**RECORDED DATA:**
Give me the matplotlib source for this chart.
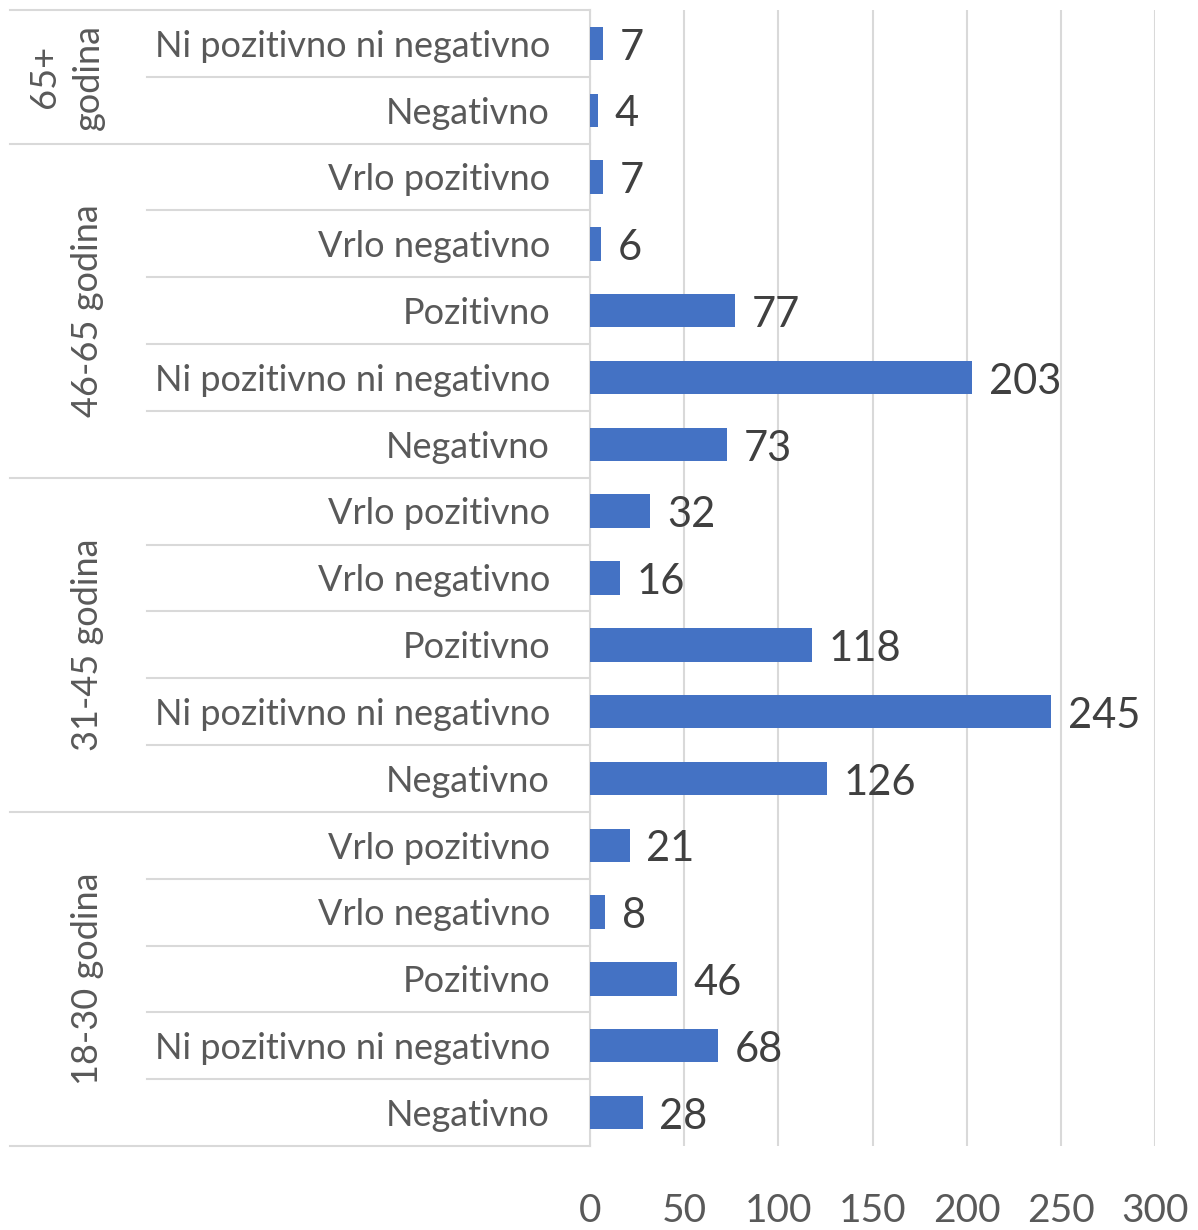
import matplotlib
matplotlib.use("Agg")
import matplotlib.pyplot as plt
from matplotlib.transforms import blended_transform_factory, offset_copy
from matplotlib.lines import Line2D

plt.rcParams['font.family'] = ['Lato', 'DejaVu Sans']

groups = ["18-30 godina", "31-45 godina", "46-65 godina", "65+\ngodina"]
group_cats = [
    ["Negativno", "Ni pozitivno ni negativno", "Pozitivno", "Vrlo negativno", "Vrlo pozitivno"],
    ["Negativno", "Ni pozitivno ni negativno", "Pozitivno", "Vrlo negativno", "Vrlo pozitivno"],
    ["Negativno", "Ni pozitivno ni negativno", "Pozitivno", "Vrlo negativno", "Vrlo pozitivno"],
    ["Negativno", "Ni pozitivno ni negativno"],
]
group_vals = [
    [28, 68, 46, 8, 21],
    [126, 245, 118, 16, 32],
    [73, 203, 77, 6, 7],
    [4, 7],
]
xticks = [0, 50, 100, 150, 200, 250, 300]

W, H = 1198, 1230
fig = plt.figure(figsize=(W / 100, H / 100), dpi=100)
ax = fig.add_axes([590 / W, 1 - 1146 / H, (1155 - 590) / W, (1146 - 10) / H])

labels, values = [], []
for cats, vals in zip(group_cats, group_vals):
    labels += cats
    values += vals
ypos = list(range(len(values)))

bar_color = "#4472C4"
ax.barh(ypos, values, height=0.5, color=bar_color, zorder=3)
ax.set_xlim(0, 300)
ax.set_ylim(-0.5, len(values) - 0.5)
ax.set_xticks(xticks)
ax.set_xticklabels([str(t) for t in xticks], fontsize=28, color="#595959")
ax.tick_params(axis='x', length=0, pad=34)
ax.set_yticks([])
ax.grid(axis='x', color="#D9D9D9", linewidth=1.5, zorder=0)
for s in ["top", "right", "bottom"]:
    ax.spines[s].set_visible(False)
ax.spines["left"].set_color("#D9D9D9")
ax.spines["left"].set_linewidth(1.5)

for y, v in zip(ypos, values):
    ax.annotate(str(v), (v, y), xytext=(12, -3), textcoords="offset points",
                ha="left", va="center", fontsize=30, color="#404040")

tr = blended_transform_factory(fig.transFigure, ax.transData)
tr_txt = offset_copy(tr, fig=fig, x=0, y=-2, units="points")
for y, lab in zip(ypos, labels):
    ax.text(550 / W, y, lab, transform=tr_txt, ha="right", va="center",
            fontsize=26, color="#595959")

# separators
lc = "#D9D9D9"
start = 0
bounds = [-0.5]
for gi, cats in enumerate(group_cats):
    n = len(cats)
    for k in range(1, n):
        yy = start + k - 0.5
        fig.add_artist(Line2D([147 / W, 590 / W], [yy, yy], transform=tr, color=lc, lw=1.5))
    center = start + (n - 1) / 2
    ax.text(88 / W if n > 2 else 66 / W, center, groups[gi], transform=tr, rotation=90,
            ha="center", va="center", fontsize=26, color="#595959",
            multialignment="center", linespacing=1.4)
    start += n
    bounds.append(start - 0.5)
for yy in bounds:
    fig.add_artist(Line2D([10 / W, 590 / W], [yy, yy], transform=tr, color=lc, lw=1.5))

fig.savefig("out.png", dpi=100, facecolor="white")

**REQUEST:**
Set the lines above down again, word for word, from the first through the one containing "plt.rcParams['font.family'] = ['Lato', 'DejaVu"; pictures excluded.

**OUTPUT FOR THIS TASK:**
Give me the matplotlib source for this chart.
import matplotlib
matplotlib.use("Agg")
import matplotlib.pyplot as plt
from matplotlib.transforms import blended_transform_factory, offset_copy
from matplotlib.lines import Line2D

plt.rcParams['font.family'] = ['Lato', 'DejaVu Sans']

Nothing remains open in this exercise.